Following the wide success of his debut film The Bird with the Crystal Plumage, director Dario Argento was urged to quickly birth a follow-up feature. With a bigger production budget and better-known actors, The Cat o’ Nine Tails is a continuation of the high style that was on display in his first film. While he hadn’t yet reached the heights of colorful, kaleidoscopic madness to which he would soon ascend, Cat o’ Nine Tails is a sharp-looking giallo with eye-catching framing and more than a few creepy P.O.V. shots. On the acoustic front, a sporadically jarring score from the great Ennio Morricone goes a long way in building tension.  

Argento has called Cat o’ Nine Tails one of his least favorite films, feeling that it was perhaps a bit too “Americanized.” Perhaps it is more by-the-books than the best giallos generally lean, but plot-wise everything makes sense, which can’t be said of many of its brethren. Furthermore, making the lead investigator blind leads to clever scenes where the audience is given visual information that’s withheld from our protagonist. Additionally, the script does a nice job in misleading the audience; the killer isn’t immediately obvious, but when they’re revealed it doesn’t seem at all out-of-nowhere.
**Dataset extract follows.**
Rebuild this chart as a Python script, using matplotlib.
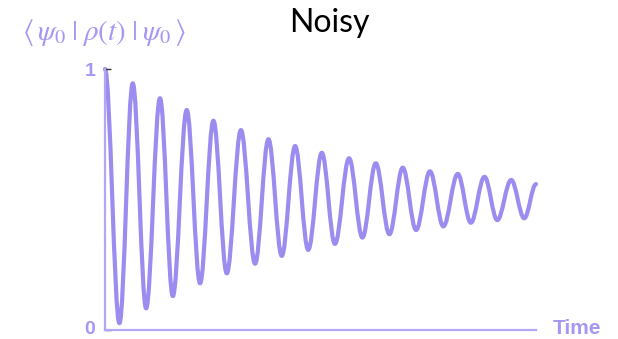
import matplotlib
matplotlib.use('Agg')
import matplotlib.pyplot as plt
from matplotlib.path import Path
from matplotlib.patches import PathPatch
from matplotlib.transforms import ScaledTranslation

# extremos (picos e vales) da curva; tempo em unidades de periodo
tempos = [0.00, 0.54, 1.04, 1.54, 2.06, 2.54, 3.06, 3.56, 4.06, 4.56, 5.09,
          5.62, 6.12, 6.62, 7.12, 7.61, 8.12, 8.61, 9.14, 9.64, 10.14, 10.65,
          11.15, 11.65, 12.17, 12.67, 13.21, 13.70, 14.21, 14.69, 15.21, 15.70, 16.14]
fidelidade = [1.000, 0.026, 0.945, 0.083, 0.888, 0.130, 0.843, 0.179, 0.802, 0.217, 0.766,
              0.254, 0.731, 0.284, 0.705, 0.307, 0.679, 0.330, 0.658, 0.354, 0.639, 0.367,
              0.622, 0.383, 0.608, 0.397, 0.598, 0.411, 0.587, 0.421, 0.575, 0.428, 0.559]
yticks = [0, 1]
ytick_labels = ['0', '1']

cor_linha = '#9b8cf0'
cor_eixo = '#b2a6f5'
cor_texto = '#a597f2'

plt.rcParams['mathtext.fontset'] = 'stix'

fig = plt.figure(figsize=(6.18, 3.39), dpi=100)
ax = fig.add_axes([105 / 618, 9 / 339, 431 / 618, 261 / 339])

# curva suave: segmentos de Bezier com tangente horizontal em cada extremo
verts = [(tempos[0], fidelidade[0])]
codes = [Path.MOVETO]
for i in range(len(tempos) - 1):
    d = (tempos[i + 1] - tempos[i]) * 0.3634
    verts += [(tempos[i] + d, fidelidade[i]),
              (tempos[i + 1] - d, fidelidade[i + 1]),
              (tempos[i + 1], fidelidade[i + 1])]
    codes += [Path.CURVE4] * 3
curva = PathPatch(Path(verts, codes), fill=False, edgecolor=cor_linha,
                  linewidth=3.0, capstyle='round', joinstyle='round', clip_on=False)
ax.add_patch(curva)

ax.set_xlim(0, tempos[-1])
ax.set_ylim(0, 1)
for lado in ['top', 'right']:
    ax.spines[lado].set_visible(False)
for lado in ['left', 'bottom']:
    ax.spines[lado].set_color(cor_eixo)
    ax.spines[lado].set_linewidth(1.6)

ax.set_xticks([])
ax.set_yticks(yticks)
ax.set_yticklabels(ytick_labels, fontsize=14, fontweight='bold',
                   color=cor_texto, family='Liberation Sans')
ax.tick_params(axis='y', direction='in', length=4, width=1, color='#333333', pad=7)
# o "0" fica um pouco acima da linha do eixo, como no original
rot0 = ax.yaxis.get_major_ticks()[0].label1
rot0.set_transform(rot0.get_transform() + ScaledTranslation(0, 2.5 / 100, fig.dpi_scale_trans))

fig.text(553 / 618, 1 - 329 / 339, 'Time', fontsize=15, fontweight='bold',
         color=cor_texto, family='Liberation Sans', ha='left', va='center')
fig.text(329 / 618, 1 - 23 / 339, 'Noisy', fontsize=23, color='black',
         family='Lato', ha='center', va='center')
fig.text(22 / 618, 1 - 33 / 339, r'$\langle\,\psi_0\;|\;\rho(t)\;|\;\psi_0\,\rangle$',
         fontsize=21, color=cor_texto, ha='left', va='center')

fig.savefig('out.png', dpi=100)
Arrow’s Blu-ray presentation is sleek and sharp, showing a pleasing level of grain in its 4K restoration. Both English and Italian soundtracks are present alongside a full-length commentary by horror historians Alan Jones and Kim Newman.  Other new extra features incdlude new interviews with Argento and cast and crew members, as well as a translated version of the film’s original, “lost” and incredibly hokey ending, which is nicely illustrated with stills from the movie. For Argento fans, this receives a high recommendation. Those new to the director or to giallos may be better-served holding out for Arrow's release of Deep Red coming later this year.